UK - The Occupational Pensions Trust (OPT) has attacked proposals to change the Pension Protection Fund (PPF) risk-based levy as potentially damaging to funding levels.
Ben Shaw, director of development, OPT, said: "It appears the PPF may pursue plans to also take a scheme's investment strategy into account for future levy assessments, the premise being that higher-risk assets merit a higher levy.
"Giving up this potential for dynamic growth could inadvertently keep more schemes permanently on the sick list."
The OPT said schemes were in a 'catch-22' situation, whereby choosing an adventurous, growth-oriented investment strategy would result in a higher levy, while less volatile allocations would increase risks of scheme failure.
Shaw added: "Removing volatility also removes growth potential, and with it the prospect of a scheme ever moving back into financial health through its investment performance. Strangling growth is likely to see more schemes eventually falling into the PPF, raising the levy further."
Partha Dasgupta, chief executive, PPF, commented: "The PPF is not in the business of trying to influence the investment strategies of relevant pension schemes. We believe that a scheme's investment strategy is a matter solely for the scheme's trustees and its sponsoring employer.

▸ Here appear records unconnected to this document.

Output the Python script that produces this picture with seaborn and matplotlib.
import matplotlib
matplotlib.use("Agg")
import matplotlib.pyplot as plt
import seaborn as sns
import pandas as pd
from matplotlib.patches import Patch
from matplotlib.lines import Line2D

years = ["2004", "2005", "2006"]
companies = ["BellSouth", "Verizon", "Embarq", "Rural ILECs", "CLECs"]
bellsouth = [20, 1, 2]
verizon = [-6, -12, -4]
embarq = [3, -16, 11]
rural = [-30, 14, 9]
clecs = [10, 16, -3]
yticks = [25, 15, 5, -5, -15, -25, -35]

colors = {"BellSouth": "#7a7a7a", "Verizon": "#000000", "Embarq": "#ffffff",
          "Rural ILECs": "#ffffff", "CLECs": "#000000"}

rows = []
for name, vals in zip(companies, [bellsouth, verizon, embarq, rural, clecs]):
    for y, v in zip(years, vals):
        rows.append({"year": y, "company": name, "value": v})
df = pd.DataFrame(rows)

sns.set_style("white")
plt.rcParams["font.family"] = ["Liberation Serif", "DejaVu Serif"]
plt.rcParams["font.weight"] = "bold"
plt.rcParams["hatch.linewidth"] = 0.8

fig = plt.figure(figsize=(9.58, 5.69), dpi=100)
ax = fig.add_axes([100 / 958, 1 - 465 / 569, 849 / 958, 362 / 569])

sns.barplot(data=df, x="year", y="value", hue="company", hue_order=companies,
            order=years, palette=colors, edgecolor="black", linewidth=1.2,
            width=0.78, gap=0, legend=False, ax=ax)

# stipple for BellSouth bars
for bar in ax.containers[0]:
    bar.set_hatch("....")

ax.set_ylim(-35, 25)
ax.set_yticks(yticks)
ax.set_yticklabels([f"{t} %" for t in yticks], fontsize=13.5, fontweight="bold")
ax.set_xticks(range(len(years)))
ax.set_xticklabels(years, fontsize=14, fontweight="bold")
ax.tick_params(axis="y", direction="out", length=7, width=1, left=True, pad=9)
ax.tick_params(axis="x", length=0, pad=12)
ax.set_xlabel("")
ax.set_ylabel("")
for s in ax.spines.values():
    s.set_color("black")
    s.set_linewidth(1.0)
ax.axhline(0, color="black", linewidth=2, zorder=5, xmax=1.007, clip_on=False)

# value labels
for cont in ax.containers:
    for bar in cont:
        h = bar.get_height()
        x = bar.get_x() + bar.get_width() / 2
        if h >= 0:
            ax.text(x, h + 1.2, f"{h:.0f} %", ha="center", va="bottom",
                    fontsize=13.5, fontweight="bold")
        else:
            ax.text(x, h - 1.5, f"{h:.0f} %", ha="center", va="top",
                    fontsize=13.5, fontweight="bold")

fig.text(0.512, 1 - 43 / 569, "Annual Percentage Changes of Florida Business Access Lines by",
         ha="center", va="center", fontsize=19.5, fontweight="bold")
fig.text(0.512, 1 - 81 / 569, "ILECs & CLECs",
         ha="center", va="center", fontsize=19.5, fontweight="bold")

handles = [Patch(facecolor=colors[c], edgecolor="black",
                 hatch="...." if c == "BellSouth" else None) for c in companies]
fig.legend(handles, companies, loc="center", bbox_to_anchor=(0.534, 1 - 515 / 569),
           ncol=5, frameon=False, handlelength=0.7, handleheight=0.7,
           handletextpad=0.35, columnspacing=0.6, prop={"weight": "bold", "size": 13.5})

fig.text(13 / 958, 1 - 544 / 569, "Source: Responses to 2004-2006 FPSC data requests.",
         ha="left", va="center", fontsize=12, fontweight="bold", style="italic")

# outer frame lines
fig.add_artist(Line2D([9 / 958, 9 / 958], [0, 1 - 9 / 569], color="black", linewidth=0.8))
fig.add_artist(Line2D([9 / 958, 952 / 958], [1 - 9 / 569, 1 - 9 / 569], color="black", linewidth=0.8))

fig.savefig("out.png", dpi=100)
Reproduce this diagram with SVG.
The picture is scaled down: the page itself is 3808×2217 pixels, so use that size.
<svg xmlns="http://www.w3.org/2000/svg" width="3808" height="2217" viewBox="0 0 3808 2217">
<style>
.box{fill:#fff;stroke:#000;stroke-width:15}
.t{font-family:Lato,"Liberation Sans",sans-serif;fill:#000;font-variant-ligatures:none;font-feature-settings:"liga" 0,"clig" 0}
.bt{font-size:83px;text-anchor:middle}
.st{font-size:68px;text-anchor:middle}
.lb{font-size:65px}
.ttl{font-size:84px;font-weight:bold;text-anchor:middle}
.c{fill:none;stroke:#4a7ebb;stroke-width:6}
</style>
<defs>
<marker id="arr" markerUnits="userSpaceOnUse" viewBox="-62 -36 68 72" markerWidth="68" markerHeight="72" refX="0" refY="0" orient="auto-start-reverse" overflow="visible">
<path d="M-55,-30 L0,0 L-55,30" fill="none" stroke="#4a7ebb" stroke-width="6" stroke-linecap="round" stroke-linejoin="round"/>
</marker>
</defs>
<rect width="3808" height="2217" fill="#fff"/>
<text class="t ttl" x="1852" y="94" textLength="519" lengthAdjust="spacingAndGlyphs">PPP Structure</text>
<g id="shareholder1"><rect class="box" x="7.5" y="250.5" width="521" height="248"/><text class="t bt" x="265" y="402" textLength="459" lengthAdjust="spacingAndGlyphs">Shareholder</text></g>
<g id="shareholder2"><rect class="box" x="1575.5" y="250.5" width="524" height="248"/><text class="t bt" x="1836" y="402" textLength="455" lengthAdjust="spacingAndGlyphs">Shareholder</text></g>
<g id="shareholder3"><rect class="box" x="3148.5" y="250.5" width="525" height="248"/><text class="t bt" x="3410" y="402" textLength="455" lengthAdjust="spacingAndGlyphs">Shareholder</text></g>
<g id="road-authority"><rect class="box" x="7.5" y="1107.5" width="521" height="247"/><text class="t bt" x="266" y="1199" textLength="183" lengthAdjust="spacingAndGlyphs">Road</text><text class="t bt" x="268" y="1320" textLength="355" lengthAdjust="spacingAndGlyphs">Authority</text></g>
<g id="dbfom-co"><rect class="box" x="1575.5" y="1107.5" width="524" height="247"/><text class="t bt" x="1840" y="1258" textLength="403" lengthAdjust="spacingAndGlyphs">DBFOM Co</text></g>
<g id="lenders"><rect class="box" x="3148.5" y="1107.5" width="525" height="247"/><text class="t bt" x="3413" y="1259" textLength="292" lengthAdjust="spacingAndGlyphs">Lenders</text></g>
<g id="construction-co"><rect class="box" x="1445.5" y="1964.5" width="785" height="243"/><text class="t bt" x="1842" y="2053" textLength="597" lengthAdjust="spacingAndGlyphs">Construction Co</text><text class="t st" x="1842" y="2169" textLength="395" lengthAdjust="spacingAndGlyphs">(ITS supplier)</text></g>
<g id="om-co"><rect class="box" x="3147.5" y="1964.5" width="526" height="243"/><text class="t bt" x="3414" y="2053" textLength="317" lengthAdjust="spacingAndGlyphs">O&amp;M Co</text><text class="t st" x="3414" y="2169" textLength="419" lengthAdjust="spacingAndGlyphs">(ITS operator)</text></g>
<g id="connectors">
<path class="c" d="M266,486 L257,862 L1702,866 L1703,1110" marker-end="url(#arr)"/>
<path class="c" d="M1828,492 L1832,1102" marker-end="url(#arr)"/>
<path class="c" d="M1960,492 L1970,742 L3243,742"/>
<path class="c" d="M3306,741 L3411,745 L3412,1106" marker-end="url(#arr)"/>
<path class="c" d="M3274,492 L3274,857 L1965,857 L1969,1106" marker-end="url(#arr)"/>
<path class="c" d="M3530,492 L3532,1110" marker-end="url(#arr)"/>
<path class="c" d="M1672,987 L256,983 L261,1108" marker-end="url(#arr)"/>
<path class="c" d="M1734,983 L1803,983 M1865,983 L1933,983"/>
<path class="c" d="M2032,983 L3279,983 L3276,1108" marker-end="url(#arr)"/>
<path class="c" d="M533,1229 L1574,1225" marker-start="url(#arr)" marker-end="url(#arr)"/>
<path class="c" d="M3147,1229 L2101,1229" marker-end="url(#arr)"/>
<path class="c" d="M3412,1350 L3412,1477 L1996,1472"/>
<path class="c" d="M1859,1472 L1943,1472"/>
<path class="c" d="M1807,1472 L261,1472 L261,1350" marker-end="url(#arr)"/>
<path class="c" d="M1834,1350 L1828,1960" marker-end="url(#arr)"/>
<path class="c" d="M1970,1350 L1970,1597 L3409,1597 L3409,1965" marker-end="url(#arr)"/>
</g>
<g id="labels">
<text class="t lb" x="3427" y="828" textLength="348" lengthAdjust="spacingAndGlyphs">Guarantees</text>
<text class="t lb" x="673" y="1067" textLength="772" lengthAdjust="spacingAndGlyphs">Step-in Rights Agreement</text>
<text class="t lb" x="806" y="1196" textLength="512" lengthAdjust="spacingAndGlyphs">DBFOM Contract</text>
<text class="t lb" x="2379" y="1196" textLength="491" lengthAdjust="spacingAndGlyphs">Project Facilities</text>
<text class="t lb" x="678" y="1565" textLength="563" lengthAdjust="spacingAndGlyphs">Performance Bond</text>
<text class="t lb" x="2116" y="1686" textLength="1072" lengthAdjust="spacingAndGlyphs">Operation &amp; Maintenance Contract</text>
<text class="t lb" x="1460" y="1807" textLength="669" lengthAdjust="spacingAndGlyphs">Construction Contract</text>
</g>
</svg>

"What we are doing is considering how we might better reflect the long-term risks we face when calculating the pension protection levy paid by eligible schemes. One way of doing this may be to give credit to those schemes that have taken steps to de-risk their investment strategies."
Dasgupta said there were more ways for funds to manage investment risk than simply switching equities to bonds.
He added PPF would consult on the future of the levy in the autumn and looked forward to contributions from stakeholders.